Les États-Unis sont particulièrement bien placés. Des scientifiques iraniens sont régulièrement invités dans des colloques aux États-Unis, lesquels recrutent volontiers et de plus en plus d’étudiants des trois meilleures universités — Sharif, l’université de Téhéran et l’université de technologie d’Ispahan. Des Mooc leur ont d’ailleurs été ouverts dans des domaines réputés « non sensibles », afin de multiplier les échanges inter-universitaires. Dans le même esprit, en 2014, une quinzaine de mathématiciens iraniens très impliqués dans l’enseignement des mathématiques ont été accueillis durant une vingtaine de jours pour y donner des conférences et rencontrer plusieurs collègues de haut niveau. Du côté iranien, en juin 2015 une délégation américaine de six universités conduite par le président A. E. Goodman de l’Institute of International Education (IIE) était invitée en Iran où elle a visité treize universités et centres de recherche. Les conclusions ont marqué la détermination de construire de fortes coopérations entre les deux pays. Cette résolution de renouer les liens universitaires entre l’Amérique et l’Iran est critiquée par les conservateurs et le quotidien Kayhan a accusé cette délégation d’être un ramassis d’espions de la Central Intelligence Agency (CIA).

La relance des relations scientifiques avec la Russie est perceptible, avec des visites officielles de part et d’autre. Le Canada manifeste clairement son désir de faire venir des scientifiques iraniens dans ses laboratoires. Singapour joue la carte de l’attrait des jeunes scientifiques : avant 2008, une quarantaine de nouvelles bourses de thèse de quatre ans y étaient chaque année attribuées à des étudiants de l’université de technologie d’Ispahan. La Malaisie aussi se veut attractive et il semble que, tout en restant discrète, l’Allemagne augmente son flux d’entrée d’étudiants iraniens.

Un enjeu pour la France

Une longue tradition de francophonie et de francophilie existe dans certains milieux, touchant particulièrement le droit et la médecine. En 2014, on estimait à 35 000 le nombre de personnes apprenant le français en Iran, et ce nombre est en constante augmentation (il était de 25 000 en 2009). Le système scolaire public ne répondant pas à la demande de la société, ce sont des écoles privées et plus encore le développement des instituts privés de langues qui ont permis cet accroissement. La qualité de l’enseignement est généralement assez bonne et quelquefois très bonne, ce qui, conjugué aux habitudes de travail des jeunes Iraniens formés par un système scolaire très sélectif, assure une forte « productivité » des cours de langue : parmi les débutants qui commencent à apprendre le français, la proportion de ceux qui communiquent aisément 18 mois plus tard est particulièrement élevée. Mais c’est le Québec que visent souvent ceux qui apprennent le français. Comme une étape avant les États-Unis.

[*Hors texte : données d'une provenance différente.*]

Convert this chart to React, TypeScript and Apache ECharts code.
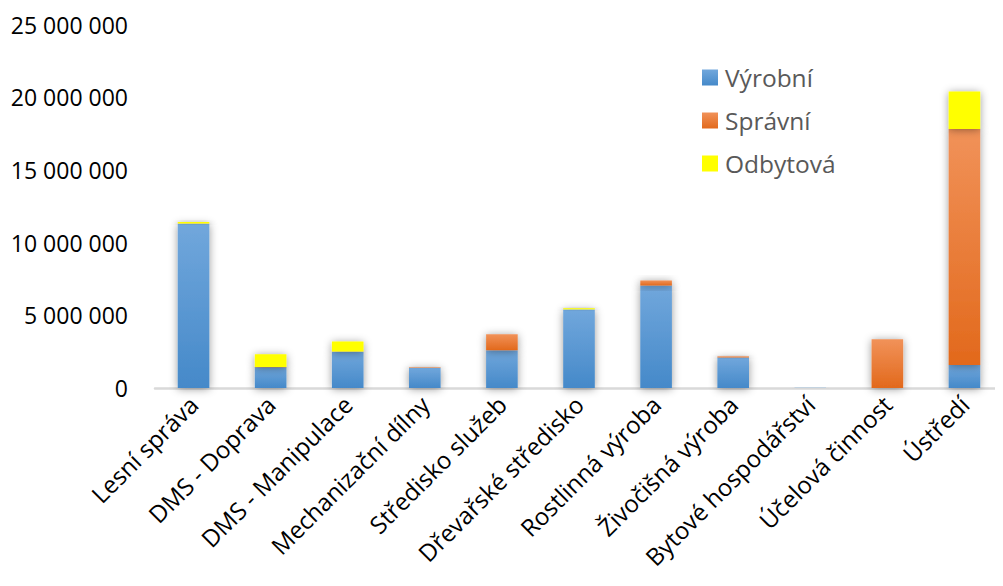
import React, { useEffect, useRef } from "react";
import * as echarts from "echarts";

const categories = [
  "Lesní správa",
  "DMS - Doprava",
  "DMS - Manipulace",
  "Mechanizační dílny",
  "Středisko služeb",
  "Dřevařské středisko",
  "Rostlinná výroba",
  "Živočišná výroba",
  "Bytové hospodářství",
  "Účelová činnost",
  "Ústředí",
];
const vyrobni = [11300000, 1420000, 2490000, 1390000, 2600000, 5410000, 7050000, 2100000, 20000, 0, 1580000];
const spravni = [20000, 30000, 30000, 40000, 1100000, 0, 350000, 80000, 0, 3360000, 16250000];
const odbytova = [100000, 880000, 680000, 0, 0, 80000, 0, 0, 0, 0, 2580000];
const yTicks = [0, 5000000, 10000000, 15000000, 20000000, 25000000];

const FONT = "'Open Sans', 'Noto Sans', sans-serif";

function grad(top: string, bottom: string) {
  return new echarts.graphic.LinearGradient(0, 0, 0, 1, [
    { offset: 0, color: top },
    { offset: 1, color: bottom },
  ]);
}

export default function App() {
  const ref = useRef<HTMLDivElement>(null);
  useEffect(() => {
    if (!ref.current) return;
    const chart = echarts.init(ref.current, undefined, { renderer: "svg" });
    const shadow = { shadowColor: "rgba(0,0,0,0.4)", shadowBlur: 9, shadowOffsetX: 0, shadowOffsetY: 1 };
    const fmt = (v: number) => String(Math.round(v)).replace(/\B(?=(\d{3})+(?!\d))/g, " ");
    chart.setOption({
      animation: false,
      backgroundColor: "#ffffff",
      textStyle: { fontFamily: FONT },
      grid: { left: 155, right: -14, top: 24.7, bottom: 198, containLabel: false },
      legend: {
        orient: "vertical",
        left: 702,
        top: 65,
        padding: 0,
        itemWidth: 16,
        itemHeight: 16,
        itemGap: 18,
        icon: "rect",
        textStyle: { fontSize: 24.5, color: "#595959", fontFamily: FONT, padding: [0, 0, 0, 2] },
        data: ["Výrobní", "Správní", "Odbytová"],
      },
      xAxis: {
        type: "category",
        data: categories,
        axisLine: { show: true, lineStyle: { color: "#d9d9d9", width: 2.5 } },
        axisTick: { show: false },
        axisLabel: {
          rotate: 45,
          interval: 0,
          fontSize: 24,
          color: "#000000",
          fontFamily: FONT,
          margin: 12,
        },
      },
      yAxis: {
        type: "value",
        min: 0,
        max: 25000000,
        interval: 5000000,
        splitLine: { show: false },
        axisLine: { show: false },
        axisTick: { show: false },
        axisLabel: {
          fontSize: 23,
          color: "#000000",
          fontFamily: FONT,
          margin: 27,
          formatter: (v: number) => (yTicks.includes(v) ? fmt(v) : ""),
        },
      },
      series: [
        {
          name: "Výrobní",
          type: "bar",
          stack: "total",
          barWidth: "41%",
          data: vyrobni,
          itemStyle: { color: grad("#71a7dc", "#4589c9"), ...shadow },
        },
        {
          name: "Správní",
          type: "bar",
          stack: "total",
          data: spravni,
          itemStyle: { color: grad("#f19259", "#e2691c"), ...shadow },
        },
        {
          name: "Odbytová",
          type: "bar",
          stack: "total",
          data: odbytova,
          itemStyle: { color: "#ffff00", ...shadow },
        },
      ],
    });
    return () => chart.dispose();
  }, []);
  return <div ref={ref} style={{ width: 1003, height: 586, margin: -8 }} />;
}
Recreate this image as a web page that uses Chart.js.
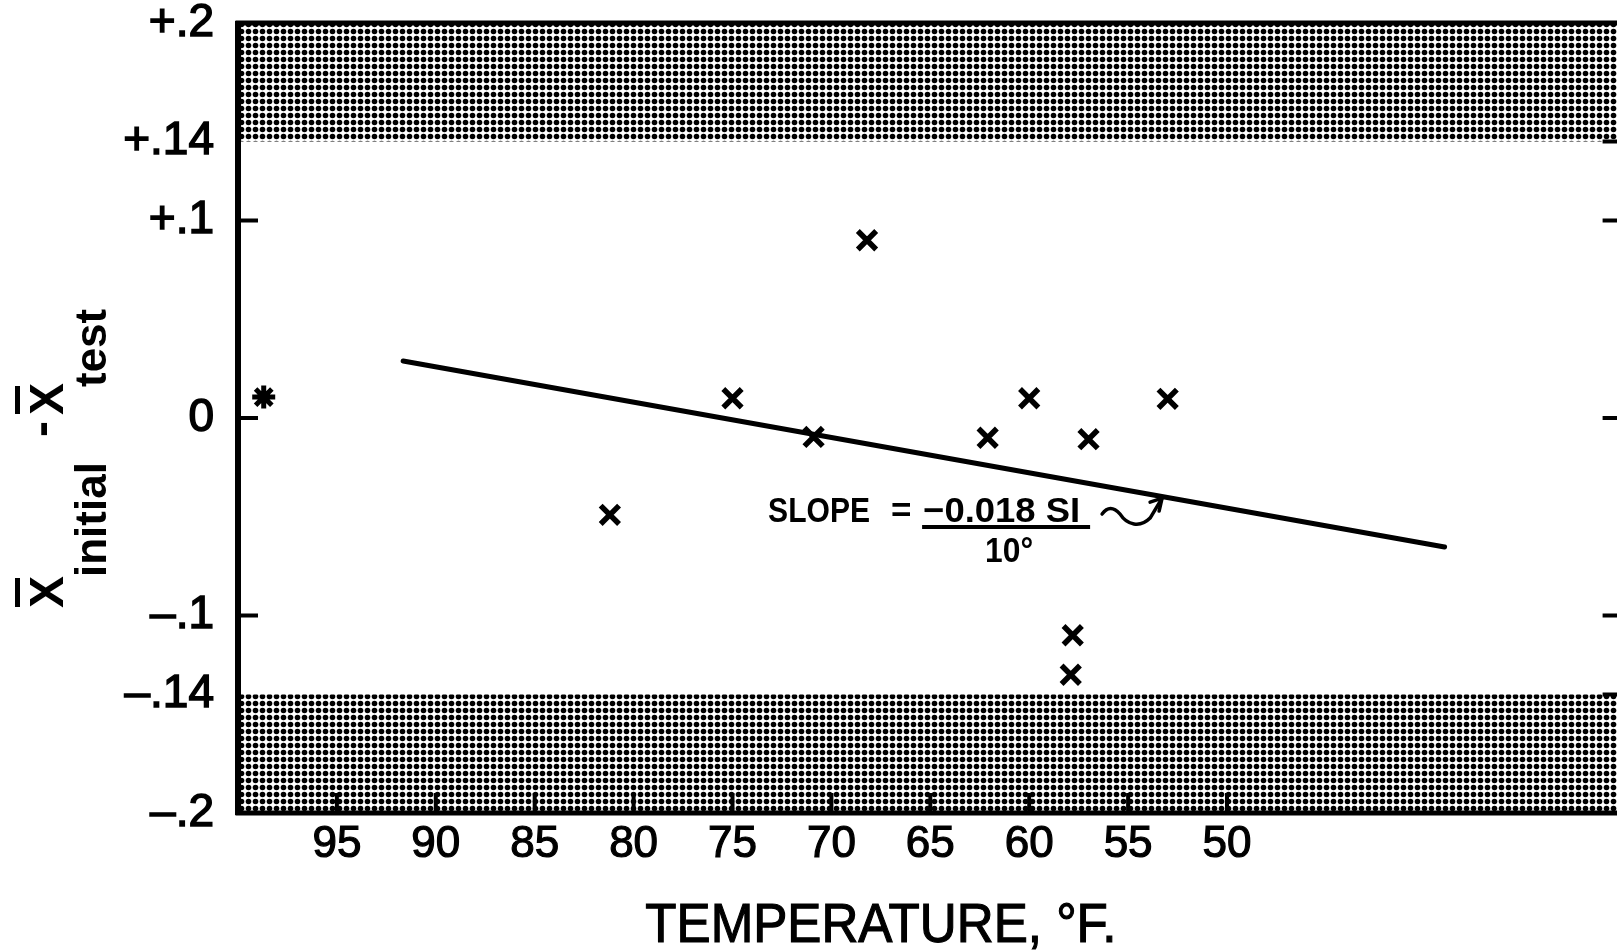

Dans une société marquée par l’obsession et le mythe de l’indépendance technologique (obsession partagée aussi bien par les réformateurs que les conservateurs), la France ne peut se dispenser d’être présente sur le terrain des sciences et techniques. C’est à la fois un enjeu d’image, donc d’influence, et un enjeu économique : les grandes potentialités économiques de l’Iran n’ont pas disparu avec la crise, et l’Iran redeviendra tôt ou tard un paradis des investisseurs. Il y aura alors besoin de relais dans ce monde industriel et auprès des ministères techniques.

Les divers domaines de la science et de la technologie sont ceux où la France a le plus investi dans la formation des Iraniens. Il y a en Iran plusieurs centaines de titulaires d’une thèse soutenue en France dans de nombreux domaines. Beaucoup de ces « docteurs français » occupent désormais en Iran des positions de responsabilité scientifique, administrative ou industrielle. Le suivi de ces diplômés n’existe pas actuellement ; il serait pourtant aisé avec les moyens qu’offre Internet et ne pourrait qu’être bénéfique pour ancrer l’influence française dans un pays en pleine mutation.

1Ils étaient respectivement 2,1 millions et 42 000 en 2003.

2Dans le classement de Shanghai, seule figure l’université de Téhéran, au rang 301.